The Company’s effective tax rates were 34.9% and 31.3% for the three months ended September 30, 2016 and 2015, respectively, and 9.0% and 33.3% for the nine months ended September 30, 2016 and 2015, respectively. The increase in the Company’s effective tax rate for the three months ended September 30, 2016, when compared to the three months ended September 30, 2015, was primarily due to a decrease in pre-tax income for the three months ended September 30, 2016 with relatively no change in net income attributable to noncontrolling interests. Including the net income attributable to noncontrolling interests, which is not tax affected in the condensed consolidated statement of income, the effective tax rate for the three months ended September 30, 2016 and 2015 would have been 27.4% and 38.8%, respectively.
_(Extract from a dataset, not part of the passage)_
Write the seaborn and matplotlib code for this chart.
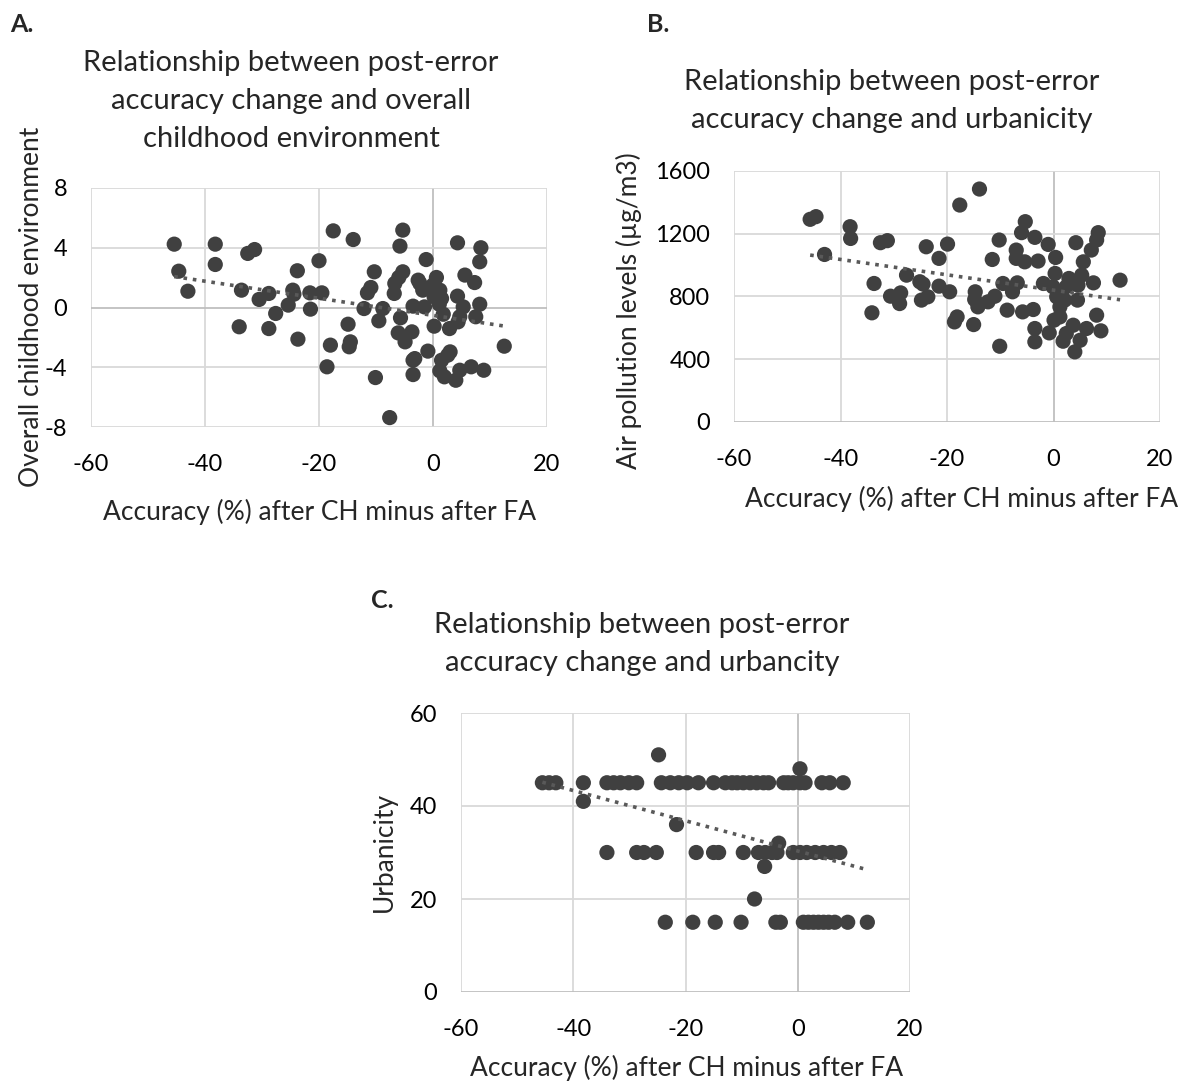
import numpy as np
import pandas as pd
import matplotlib
matplotlib.use("Agg")
import matplotlib.pyplot as plt
import seaborn as sns

# ---------------- Data ----------------
# Panel A: accuracy change vs overall childhood environment
a_x = [-45.4, -44.6, -43.0, -38.2, -38.2, -32.5, -31.3, -33.6, -34.0, -30.5,
       -28.8, -28.8, -27.6, -25.4, -24.6, -24.4, -23.8, -23.7, -21.6, -21.5,
       -19.5, -20.0, -17.5, -14.0, -18.0, -18.6, -14.9, -14.5, -14.7, -12.1,
       -11.5, -10.9, -10.3, -10.1, -8.8, -9.5, -7.6, -6.8, -6.7, -6.0,
       -5.3, -5.8, -5.3, -5.7, -6.1, -4.9, -3.7, -3.5, -3.2, -3.5,
       -3.5, -2.6, -1.8, -1.2, -0.9, 0.2, 0.6, 0.0, 1.2, 1.5,
       1.1, 1.8, 1.5, 2.6, 1.2, 2.0, 3.0, 2.9, 4.3, 4.3,
       5.3, 4.7, 4.4, 5.6, 7.3, 7.5, 8.2, 8.4, 8.2, 4.0,
       4.7, 6.7, 8.9, 12.5, 0.2, -1.5, -2.3]
a_y = [4.24, 2.43, 1.09, 4.24, 2.88, 3.62, 3.88, 1.16, -1.29, 0.54,
       0.94, -1.41, -0.40, 0.16, 1.16, 0.89, 2.46, -2.12, 0.98, -0.11,
       0.98, 3.13, 5.13, 4.55, -2.52, -3.97, -1.12, -2.30, -2.63, -0.07,
       0.98, 1.34, 2.39, -4.69, -0.07, -0.89, -7.37, 0.94, 1.61, 2.01,
       2.39, 4.11, 5.18, -0.69, -1.70, -2.30, -1.63, -3.53, -3.42, -4.49,
       0.09, 1.83, 1.16, 3.21, -2.92, -1.25, 2.01, 1.50, 1.16, 0.60,
       0.22, -0.45, -3.53, -3.19, -4.24, -4.64, -2.97, -1.41, 4.33, 0.76,
       0.04, -0.62, -0.96, 2.17, 1.67, -0.62, 0.22, 4.00, 3.06, -4.87,
       -4.20, -3.97, -4.20, -2.59, 0.71, 0.04, 1.61]

# Panel B: accuracy change vs air pollution levels
b_x = [-45.7, -44.6, -43.0, -38.2, -38.1, -32.5, -31.2, -33.7, -34.1, -30.6,
       -28.7, -28.9, -27.6, -25.1, -24.5, -24.8, -23.6, -23.9, -21.5, -19.9,
       -21.5, -19.5, -17.6, -13.9, -18.6, -18.1, -15.0, -14.7, -14.8, -14.2,
       -12.3, -11.0, -11.5, -10.2, -10.1, -9.5, -8.7, -7.7, -6.8, -7.0,
       -7.0, -6.0, -5.3, -5.8, -5.4, -3.5, -3.8, -3.5, -3.5, -2.9,
       -1.0, -1.9, 0.4, 0.3, -0.1, 0.6, 1.2, 0.1, -0.8, 1.8,
       2.9, 3.7, 4.2, 4.5, 4.0, 5.0, 5.6, 5.3, 7.1, 8.1,
       8.4, 7.5, 8.1, 8.9, 12.5, 2.4, 1.5, 4.6, 6.2, 2.4,
       1.2, 2.1]
b_y = [1292, 1309, 1068, 1245, 1170, 1143, 1156, 883, 696, 802,
       823, 755, 936, 894, 879, 777, 798, 1117, 1043, 1134,
       866, 830, 1383, 1485, 638, 670, 621, 830, 781, 734,
       766, 802, 1036, 1160, 483, 883, 713, 830, 887, 1096,
       1043, 1207, 1277, 702, 1021, 1177, 717, 596, 511, 1026,
       1132, 883, 1049, 947, 862, 798, 734, 649, 568, 515,
       915, 617, 1143, 777, 447, 521, 1021, 936, 1096, 1160,
       1207, 887, 681, 581, 904, 862, 830, 872, 596, 564,
       670, 777]

# Panel C: accuracy change vs urbanicity
c_x = [-45.5, -44.3, -43.1, -38.2, -34.0, -32.8, -31.6, -30.1, -28.7, -24.3,
       -22.7, -21.2, -19.7, -17.7, -15.0, -12.9, -11.7, -10.8, -9.7, -8.5,
       -7.3, -6.1, -5.2, -2.5, -1.7, -0.8, 0.4, 1.3, 4.3, 5.7,
       8.1,
       -24.8, 0.4, -38.2, -21.6, -3.4, -5.9, -7.7,
       -34.0, -28.7, -27.4, -25.2, -18.1, -15.0, -14.1, -9.7, -7.0, -5.8,
       -4.6, -3.7, -0.8, 0.4, 1.6, 3.1, 4.6, 6.0, 7.5,
       -23.6, -18.7, -14.7, -10.1, -3.9, -3.1, 1.0, 1.9, 2.8, 3.7,
       4.6, 5.5, 6.6, 8.9, 12.4]
c_y = [45] * 31 + [51, 48, 41, 36, 32, 27, 20] + [30] * 19 + [15] * 15

# Axis text
x_label = "Accuracy (%) after CH minus after FA"
a_title = "Relationship between post-error\naccuracy change and overall\nchildhood environment"
b_title = "Relationship between post-error\naccuracy change and urbanicity"
c_title = "Relationship between post-error\naccuracy change and urbancity"
a_ylabel = "Overall childhood environment"
b_ylabel = "Air pollution levels (µg/m3)"
c_ylabel = "Urbanicity"
x_ticks = [-60, -40, -20, 0, 20]
a_yticks = [-8, -4, 0, 4, 8]
b_yticks = [0, 400, 800, 1200, 1600]
c_yticks = [0, 20, 40, 60]

# ---------------- Style ----------------
sns.set_theme(style="white")
plt.rcParams['font.family'] = ['Lato', 'DejaVu Sans']
plt.rcParams['axes.unicode_minus'] = False

W, H = 1192, 1084
fig = plt.figure(figsize=(W / 100, H / 100), dpi=100)

DOT = "#404040"
GRID = "#d9d9d9"
ZERO = "#bfbfbf"
FS_TICK = 17
FS_LAB = 19
FS_TITLE = 21


def panel(box, x, y, yticks, ylab, ylab_pos, xlab_pos):
    l, t, r, b = box
    ax = fig.add_axes([l / W, 1 - b / H, (r - l) / W, (b - t) / H])
    df = pd.DataFrame({"x": x, "y": y})
    sns.scatterplot(data=df, x="x", y="y", ax=ax, color=DOT, s=120,
                    edgecolor="none", zorder=3)
    sns.regplot(data=df, x="x", y="y", ax=ax, scatter=False, ci=None,
                line_kws=dict(color="#595959", lw=2.6, linestyle=(0, (1, 1.6)),
                              zorder=4))
    ax.set_xlim(x_ticks[0], x_ticks[-1])
    ax.set_ylim(yticks[0], yticks[-1])
    ax.set_xticks(x_ticks)
    ax.set_yticks(yticks)
    for tk in x_ticks:
        ax.axvline(tk, color=ZERO if tk == 0 else GRID, lw=1.3, zorder=1)
    for tk in yticks:
        ax.axhline(tk, color=ZERO if tk == 0 else GRID, lw=1.3, zorder=1)
    for s in ax.spines.values():
        s.set_visible(False)
    ax.tick_params(axis="both", length=0, labelsize=FS_TICK, colors="black")
    ax.tick_params(axis="x", pad=19.5)
    ax.tick_params(axis="y", pad=17)
    ax.set_xlabel(x_label, fontsize=FS_LAB)
    ax.set_ylabel(ylab, fontsize=FS_LAB)
    # place labels at pixel centres
    ax.xaxis.label.set_va("center")
    ax.yaxis.label.set_va("center")
    ax.xaxis.set_label_coords((xlab_pos[0] - l) / (r - l), (b - xlab_pos[1]) / (b - t))
    ax.yaxis.set_label_coords((ylab_pos[0] - l) / (r - l), (b - ylab_pos[1]) / (b - t))
    return ax


axA = panel((91, 188, 547, 427), a_x, a_y, a_yticks, a_ylabel, (32, 307), (320, 512))
axB = panel((734, 171, 1160, 422), b_x, b_y, b_yticks, b_ylabel, (629, 311), (962, 499))
axC = panel((461, 713, 910, 992), c_x, c_y, c_yticks, c_ylabel, (384, 852), (687, 1068))


def ftext(x, y, s, **kw):
    fig.text(x / W, 1 - y / H, s, **kw)


ftext(291, 101, a_title, ha="center", va="center", fontsize=FS_TITLE, linespacing=1.58)
ftext(892, 101, b_title, ha="center", va="center", fontsize=FS_TITLE, linespacing=1.58)
ftext(642, 644, c_title, ha="center", va="center", fontsize=FS_TITLE, linespacing=1.58)
ftext(10, 25, "A.", ha="left", va="center", fontsize=18, fontweight="bold")
ftext(647, 25, "B.", ha="left", va="center", fontsize=18, fontweight="bold")
ftext(371, 600, "C.", ha="left", va="center", fontsize=18, fontweight="bold")

fig.savefig("out.png", dpi=100, facecolor="white")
This decrease and the decrease in the Company’s effective tax rate for the nine months ended September 30, 2016, when compared to the nine months ended September 30, 2015, was primarily due to the non-deductible nature of goodwill written off for impairment and divestitures, as well as the non-deductible nature of certain costs incurred to complete the spin-off of QHC.



Cash paid for income taxes, net of refunds received, resulted in net cash paid of $2 million and $1 million during the three months ended September 30, 2016 and 2015, respectively, and net cash paid of $6 million and $10 million during the nine months ended September 30, 2016 and 2015, respectively.